Task directions — Retype, exactly as they stand, the lines from the start of the data to the line that contains "y_ticks = [-1.0, -0.8, -0.6, -0.4, -0.2, 0.0, 0.2, 0.4, 0.6]", both ends included. Leave the pictures out.
>> BEGIN Material provided
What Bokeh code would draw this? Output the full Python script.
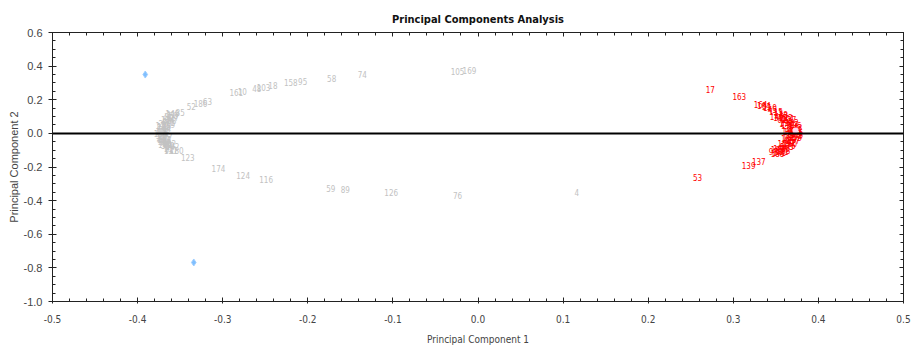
from bokeh.plotting import figure
from bokeh.models import Range1d, LinearAxis, FixedTicker, PrintfTickFormatter, Span, ColumnDataSource, CustomJSTickFormatter
from bokeh.core.properties import value
from bokeh.embed import file_html
from bokeh.resources import INLINE

# ---- data ----
x_ticks = [-0.5, -0.4, -0.3, -0.2, -0.1, 0.0, 0.1, 0.2, 0.3, 0.4, 0.5]
y_ticks = [-1.0, -0.8, -0.6, -0.4, -0.2, 0.0, 0.2, 0.4, 0.6]

grey_labels = ["105", "169", "74", "58", "158", "95", "18", "48", "103", "161", "10",
               "52", "186", "63", "85", "149", "3",
               "21", "47", "9", "112", "66", "150", "31", "98", "140", "7", "131",
               "27", "88", "119", "44", "5", "177", "36", "102", "142",
               "14", "60", "135", "81", "23", "167", "93", "40",
               "1", "13", "20", "25", "30", "37", "42", "49", "55", "61",
               "68", "71", "79", "84", "90", "99",
               "11", "180", "123", "174", "124", "116", "59", "89", "126", "76", "4"]
grey_x = [-0.024, -0.010, -0.136, -0.172, -0.220, -0.206, -0.241, -0.260, -0.252, -0.284, -0.277,
          -0.337, -0.326, -0.318, -0.350, -0.359, -0.366,
          -0.361, -0.365, -0.368, -0.371, -0.372, -0.373, -0.372, -0.371, -0.368, -0.365, -0.361,
          -0.357, -0.360, -0.364, -0.366, -0.367, -0.367, -0.366, -0.363, -0.359,
          -0.362, -0.366, -0.369, -0.370, -0.370, -0.369, -0.366, -0.362,
          -0.363, -0.367, -0.370, -0.372, -0.373, -0.373, -0.372, -0.370, -0.367, -0.363,
          -0.358, -0.362, -0.366, -0.368, -0.368, -0.365,
          -0.364, -0.354, -0.341, -0.305, -0.276, -0.249, -0.173, -0.156, -0.102, -0.024, 0.116]
grey_y = [0.368, 0.374, 0.350, 0.327, 0.303, 0.309, 0.285, 0.267, 0.273, 0.243, 0.249,
          0.160, 0.178, 0.189, 0.124, 0.118, 0.101,
          0.112, 0.095, 0.071, 0.047, 0.023, -0.001, -0.024, -0.048, -0.066, -0.084, -0.101,
          0.095, 0.077, 0.053, 0.029, 0.005, -0.018, -0.042, -0.060, -0.078,
          0.085, 0.062, 0.038, 0.012, -0.010, -0.034, -0.055, -0.072,
          0.104, 0.083, 0.059, 0.035, 0.011, -0.012, -0.036, -0.057, -0.075, -0.093,
          0.104, 0.066, 0.041, 0.017, -0.030, -0.066,
          -0.090, -0.101, -0.143, -0.208, -0.249, -0.273, -0.327, -0.333, -0.351, -0.369, -0.351]

red_labels = ["17", "163",
              "164", "51", "45", "12", "33", "101", "2", "67", "143", "86", "29", "154",
              "8", "92", "176", "36", "121", "188",
              "146", "62", "19", "170", "35", "108", "77", "155", "41", "129", "6", "183", "97",
              "104", "110", "115", "118", "122", "127", "132", "136", "141", "145", "148",
              "152", "157", "160", "165", "168", "171", "175", "178", "181", "184", "187",
              "137", "139", "53"]
red_x = [0.273, 0.307,
         0.332, 0.339, 0.346, 0.353, 0.359, 0.364, 0.367, 0.371, 0.373, 0.374, 0.374, 0.373,
         0.371, 0.368, 0.365, 0.361, 0.357, 0.352,
         0.351, 0.357, 0.360, 0.364, 0.366, 0.367, 0.367, 0.366, 0.364, 0.360, 0.357, 0.352, 0.347,
         0.336, 0.343, 0.350, 0.356, 0.362, 0.366, 0.369, 0.372, 0.373, 0.374, 0.374,
         0.372, 0.370, 0.367, 0.363, 0.359, 0.354, 0.355, 0.362, 0.365, 0.364, 0.355,
         0.330, 0.318, 0.258]
red_y = [0.261, 0.220,
         0.172, 0.160, 0.142, 0.124, 0.106, 0.089, 0.071, 0.053, 0.035, 0.017, 0.000, -0.018,
         -0.036, -0.054, -0.072, -0.090, -0.108, -0.120,
         0.100, 0.083, 0.065, 0.047, 0.029, 0.011, -0.007, -0.024, -0.042, -0.060, -0.078, -0.096, -0.108,
         0.166, 0.151, 0.133, 0.115, 0.097, 0.080, 0.062, 0.044, 0.026, 0.008, -0.009,
         -0.027, -0.045, -0.063, -0.081, -0.099, -0.114, 0.092, 0.056, 0.020, -0.033, -0.087,
         -0.167, -0.191, -0.262]

blue_x = [-0.391, -0.334]
blue_y = [0.350, -0.768]

center_x = [-0.373, 0.373]
center_y = [0.005, 0.017]
center_colors = ["#cfcfcf", "#ffd6ee"]

NARROW = "DejaVu Sans Condensed, Liberation Sans, sans-serif"
SANS = "Liberation Sans, Arial, sans-serif"
DARK = "#222222"

p = figure(width=912, height=350, output_backend="svg", toolbar_location=None,
           x_range=Range1d(-0.5, 0.5), y_range=Range1d(-1.0, 0.6),
           min_border_left=52, min_border_right=9, min_border_top=32, min_border_bottom=49,
           background_fill_color="white", border_fill_color="white")
p.grid.visible = False
p.outline_line_color = DARK

p.title.text = "Principal Components Analysis"
p.title.align = "center"
p.title.text_font = NARROW
p.title.text_font_size = "11px"
p.title.text_font_style = "bold"
p.title.text_color = "#111111"
p.title.standoff = 14

xa = p.xaxis[0]
xa.ticker = FixedTicker(ticks=x_ticks, minor_ticks=[round(-0.5 + i * 0.02, 2) for i in range(51)])
xa.formatter = PrintfTickFormatter(format="%.1f")
xa.axis_label = "Principal Component 1"
xa.axis_label_text_font = NARROW
xa.axis_label_text_font_size = "10px"
xa.axis_label_text_font_style = "normal"
xa.axis_label_standoff = 8
xa.major_label_text_font = NARROW
xa.major_label_text_font_size = "10px"
xa.major_label_standoff = 11
xa.major_tick_in = 4
xa.major_tick_out = 2
xa.minor_tick_in = 3
xa.minor_tick_out = 0
xa.axis_line_color = DARK
xa.major_tick_line_color = DARK
xa.minor_tick_line_color = DARK

ya = p.yaxis[0]
ya.ticker = FixedTicker(ticks=y_ticks, minor_ticks=[round(-1.0 + i * 0.05, 2) for i in range(33)])
ya.formatter = PrintfTickFormatter(format="%.1f")
ya.axis_label = "Principal Component 2"
ya.axis_label_text_font = SANS
ya.axis_label_text_font_size = "11px"
ya.axis_label_text_font_style = "normal"
ya.axis_label_standoff = 1
ya.major_label_text_font = SANS
ya.major_label_text_font_size = "11px"
ya.major_label_standoff = 6
ya.major_tick_in = 4
ya.major_tick_out = 4
ya.minor_tick_in = 3
ya.minor_tick_out = 0
ya.axis_line_color = DARK
ya.major_tick_line_color = DARK
ya.minor_tick_line_color = DARK

blank = CustomJSTickFormatter(code="return ''")
top = LinearAxis(ticker=FixedTicker(ticks=x_ticks, minor_ticks=[round(-0.5 + i * 0.02, 2) for i in range(51)]),
                 formatter=blank, major_label_text_font_size="1px", major_label_standoff=0,
                 major_tick_in=4, major_tick_out=0, minor_tick_in=3, minor_tick_out=0,
                 axis_line_color=DARK, major_tick_line_color=DARK, minor_tick_line_color=DARK)
right = LinearAxis(ticker=FixedTicker(ticks=y_ticks, minor_ticks=[round(-1.0 + i * 0.05, 2) for i in range(33)]),
                   formatter=blank, major_label_text_font_size="1px", major_label_standoff=0,
                   major_tick_in=4, major_tick_out=0, minor_tick_in=3, minor_tick_out=0,
                   axis_line_color=DARK, major_tick_line_color=DARK, minor_tick_line_color=DARK)
p.add_layout(top, "above")
p.add_layout(right, "right")

p.add_layout(Span(location=0, dimension="width", line_color="black", line_width=2))

grey_src = ColumnDataSource(dict(x=grey_x, y=grey_y, t=grey_labels))
red_src = ColumnDataSource(dict(x=red_x, y=red_y, t=red_labels))

p.text(x="x", y="y", text="t", source=grey_src, text_color="#c2c2c2",
       text_font=value(NARROW), text_font_size="8px", text_align="center", text_baseline="middle")
p.text(x="x", y="y", text="t", source=red_src, text_color="#ff0000",
       text_font=value(NARROW), text_font_size="8px", text_align="center", text_baseline="middle")

p.scatter(center_x, center_y, marker="circle", size=6, fill_color=center_colors, line_color=None)
p.scatter(blue_x, blue_y, marker="diamond", size=7, fill_color="#7fbfff", line_color="#9fcfff")

open("out.html", "w").write(file_html(p, INLINE))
>> END Material provided
Task result —
What Bokeh code would draw this? Output the full Python script.
from bokeh.plotting import figure
from bokeh.models import Range1d, LinearAxis, FixedTicker, PrintfTickFormatter, Span, ColumnDataSource, CustomJSTickFormatter
from bokeh.core.properties import value
from bokeh.embed import file_html
from bokeh.resources import INLINE

# ---- data ----
x_ticks = [-0.5, -0.4, -0.3, -0.2, -0.1, 0.0, 0.1, 0.2, 0.3, 0.4, 0.5]
y_ticks = [-1.0, -0.8, -0.6, -0.4, -0.2, 0.0, 0.2, 0.4, 0.6]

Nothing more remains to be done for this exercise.